● **EXERCISE DETAILS**
Could the lines from the start of the data through the line with "import pandas as pd" be set down exactly, with no pictures among them?

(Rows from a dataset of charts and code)
------
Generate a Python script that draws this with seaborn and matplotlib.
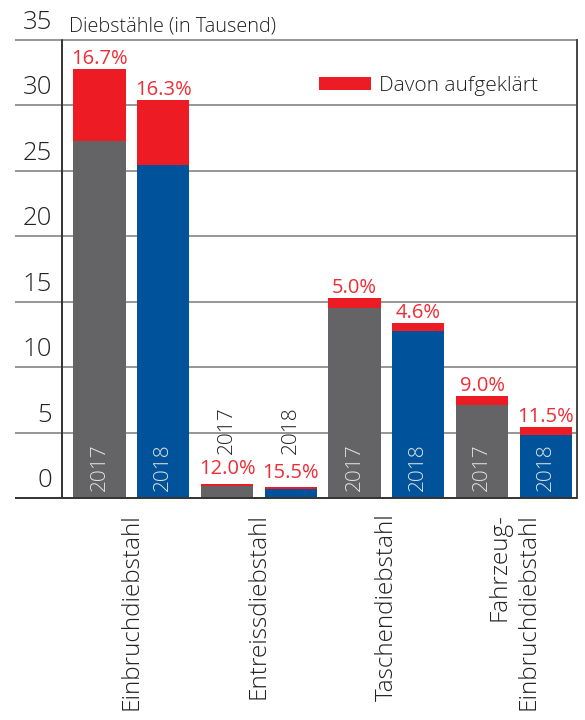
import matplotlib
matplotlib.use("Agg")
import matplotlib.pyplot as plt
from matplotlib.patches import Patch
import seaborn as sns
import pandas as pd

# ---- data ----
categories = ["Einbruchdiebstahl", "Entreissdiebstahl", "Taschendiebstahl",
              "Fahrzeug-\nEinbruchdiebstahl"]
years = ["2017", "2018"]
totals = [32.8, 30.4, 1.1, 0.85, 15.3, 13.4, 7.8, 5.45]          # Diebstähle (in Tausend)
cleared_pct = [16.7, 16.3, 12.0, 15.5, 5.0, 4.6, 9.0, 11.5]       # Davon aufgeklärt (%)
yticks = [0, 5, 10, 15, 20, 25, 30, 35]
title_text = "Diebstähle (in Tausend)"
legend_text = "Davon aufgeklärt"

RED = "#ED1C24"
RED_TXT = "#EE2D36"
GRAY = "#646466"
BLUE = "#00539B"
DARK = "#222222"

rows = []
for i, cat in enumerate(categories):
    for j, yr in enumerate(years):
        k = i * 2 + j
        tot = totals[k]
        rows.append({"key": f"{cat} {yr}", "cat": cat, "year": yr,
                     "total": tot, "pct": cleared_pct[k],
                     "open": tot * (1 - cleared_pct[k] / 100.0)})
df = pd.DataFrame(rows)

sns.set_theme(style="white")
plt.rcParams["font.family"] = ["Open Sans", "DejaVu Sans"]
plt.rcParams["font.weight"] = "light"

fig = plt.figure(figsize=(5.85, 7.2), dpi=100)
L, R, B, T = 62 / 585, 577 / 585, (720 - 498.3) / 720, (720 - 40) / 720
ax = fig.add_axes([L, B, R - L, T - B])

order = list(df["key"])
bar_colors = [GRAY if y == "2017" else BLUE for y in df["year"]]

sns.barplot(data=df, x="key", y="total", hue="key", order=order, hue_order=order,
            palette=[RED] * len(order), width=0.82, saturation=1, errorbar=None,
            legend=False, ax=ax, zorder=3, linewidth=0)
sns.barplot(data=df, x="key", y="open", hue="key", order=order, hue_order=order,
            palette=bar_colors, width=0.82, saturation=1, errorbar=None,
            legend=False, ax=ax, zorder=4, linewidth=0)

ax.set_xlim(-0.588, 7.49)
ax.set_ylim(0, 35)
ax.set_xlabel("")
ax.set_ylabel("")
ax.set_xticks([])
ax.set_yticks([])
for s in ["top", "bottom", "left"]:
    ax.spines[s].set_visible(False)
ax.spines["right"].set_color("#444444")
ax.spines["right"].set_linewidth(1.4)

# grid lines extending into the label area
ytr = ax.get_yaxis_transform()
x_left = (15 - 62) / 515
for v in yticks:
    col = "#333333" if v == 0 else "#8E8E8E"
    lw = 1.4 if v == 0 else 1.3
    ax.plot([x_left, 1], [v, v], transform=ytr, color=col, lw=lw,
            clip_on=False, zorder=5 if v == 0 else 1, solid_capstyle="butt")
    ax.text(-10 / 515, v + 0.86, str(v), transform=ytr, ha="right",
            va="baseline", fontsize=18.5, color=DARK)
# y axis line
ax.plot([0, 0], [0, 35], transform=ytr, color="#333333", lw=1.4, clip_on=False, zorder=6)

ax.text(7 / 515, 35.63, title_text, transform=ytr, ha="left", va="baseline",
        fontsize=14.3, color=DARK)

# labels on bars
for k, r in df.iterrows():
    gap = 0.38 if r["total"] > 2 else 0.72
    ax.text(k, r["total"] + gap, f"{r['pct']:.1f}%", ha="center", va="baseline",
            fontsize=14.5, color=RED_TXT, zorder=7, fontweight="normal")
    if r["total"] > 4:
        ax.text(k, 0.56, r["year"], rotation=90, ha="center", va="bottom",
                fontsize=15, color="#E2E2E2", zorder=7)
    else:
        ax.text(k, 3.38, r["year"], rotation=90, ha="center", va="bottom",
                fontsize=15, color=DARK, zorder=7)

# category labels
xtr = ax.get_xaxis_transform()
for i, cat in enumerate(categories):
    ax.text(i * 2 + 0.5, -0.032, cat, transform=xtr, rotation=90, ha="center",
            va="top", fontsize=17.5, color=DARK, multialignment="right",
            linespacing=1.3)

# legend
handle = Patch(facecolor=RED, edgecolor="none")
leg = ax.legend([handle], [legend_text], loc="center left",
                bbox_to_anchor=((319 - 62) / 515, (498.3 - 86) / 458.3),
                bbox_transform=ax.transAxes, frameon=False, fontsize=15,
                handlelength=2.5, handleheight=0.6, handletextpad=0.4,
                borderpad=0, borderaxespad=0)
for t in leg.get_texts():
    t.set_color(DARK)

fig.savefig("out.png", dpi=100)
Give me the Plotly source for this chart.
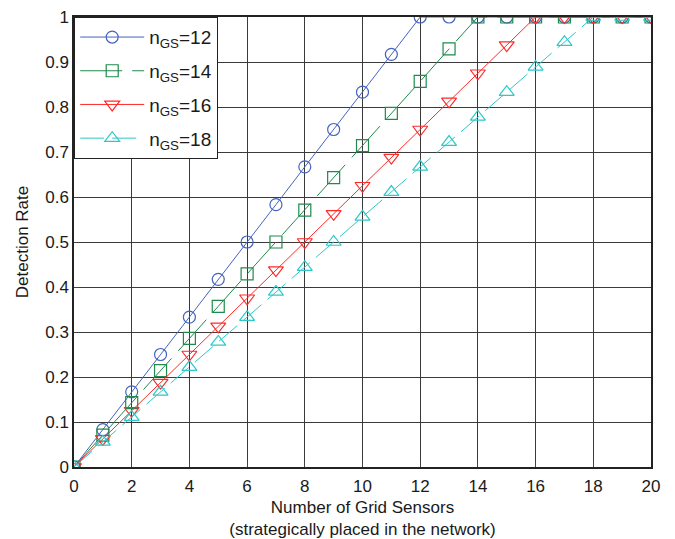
------
● **TASK SOLUTION**
Generate a Python script that draws this with seaborn and matplotlib.
import matplotlib
matplotlib.use("Agg")
import matplotlib.pyplot as plt
from matplotlib.patches import Patch
import seaborn as sns
import pandas as pd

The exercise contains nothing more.